"Things are moving so quickly," says Seann Walsh hoarsely. With his new Fringe offering, the 25-year-old comic is on wistful form, playing the regular bloke bemused by the minutiae of modern life. He bounds around the stage with labrador cheer, affably helping latecomers to their seats and delivering five minutes from a supine position to illustrate a point.
A boyish Brightonian who readily acknowledges that his shaggy blonde hair makes him look "a bit like Justin Lee Collins", Walsh delivers his everyman observational comedy in a rambling stream of consciousness packed with callbacks that are generally the only thread holding it all together. When he's on form, bringing the audience with him on his ambling journey through the world we live in, Walsh can be blisteringly funny, but he spends too much time on comedic clichés—Marks & Spencer and middle-class aspirations—and bland "I hate that, when..." gags.

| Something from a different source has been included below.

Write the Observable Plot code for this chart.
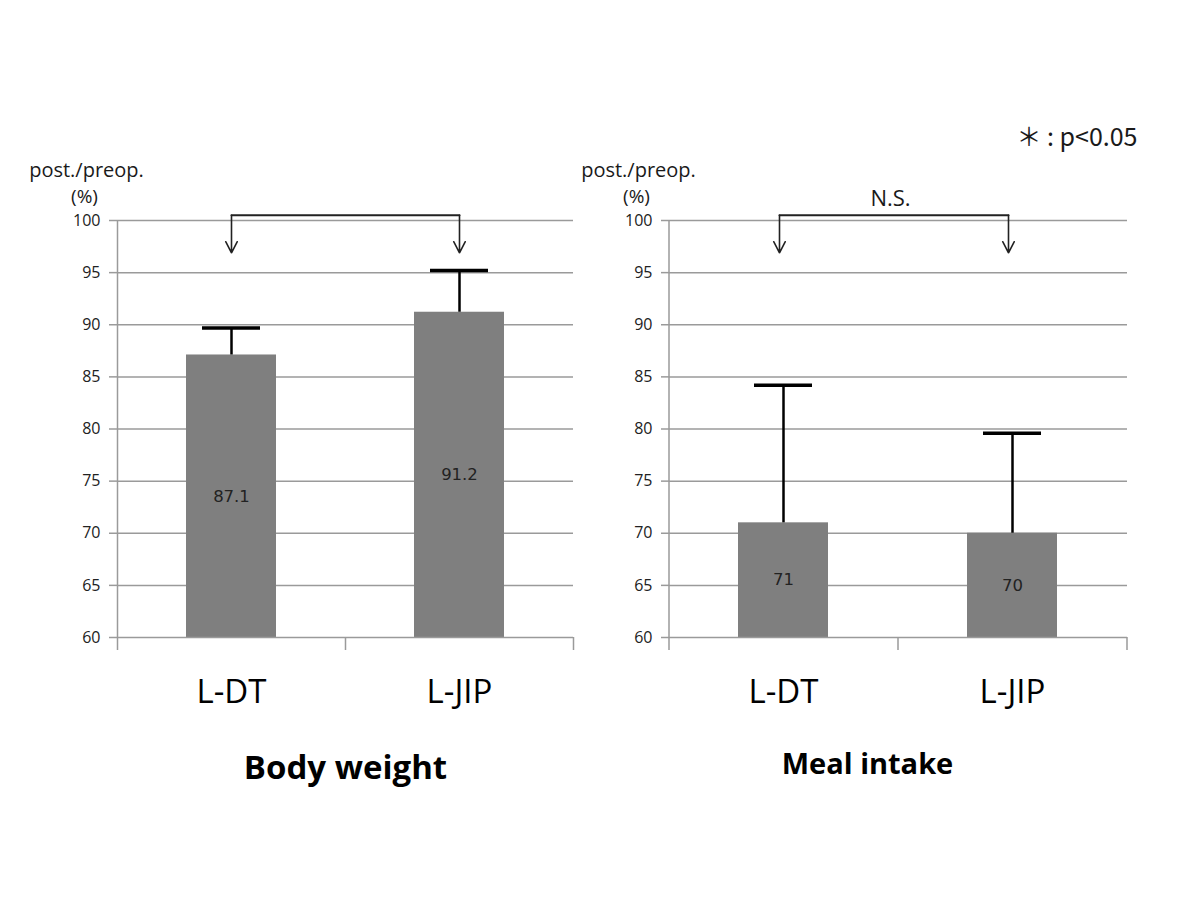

At times, Ying and Young can be a warmly funny reflection on mid-20s listlessness, but just when you think Walsh has committed to a theme, he drops another non sequitur and darts off-piste again. There's a charm to this lightly shambolic nature, but it's unquestionably Walsh's charm, not the show's.
If he weren't so likeable, one suspects that his lack of direction would quickly become unbearable. An awkward conversation with an especially moronic heckler knocks him off-balance, but his bafflement is disarming. Wryly self-aware, he professes himself at peace with tepid reviews.
"Three stars!" he says, with strange pride. And here, at least, pride is in order.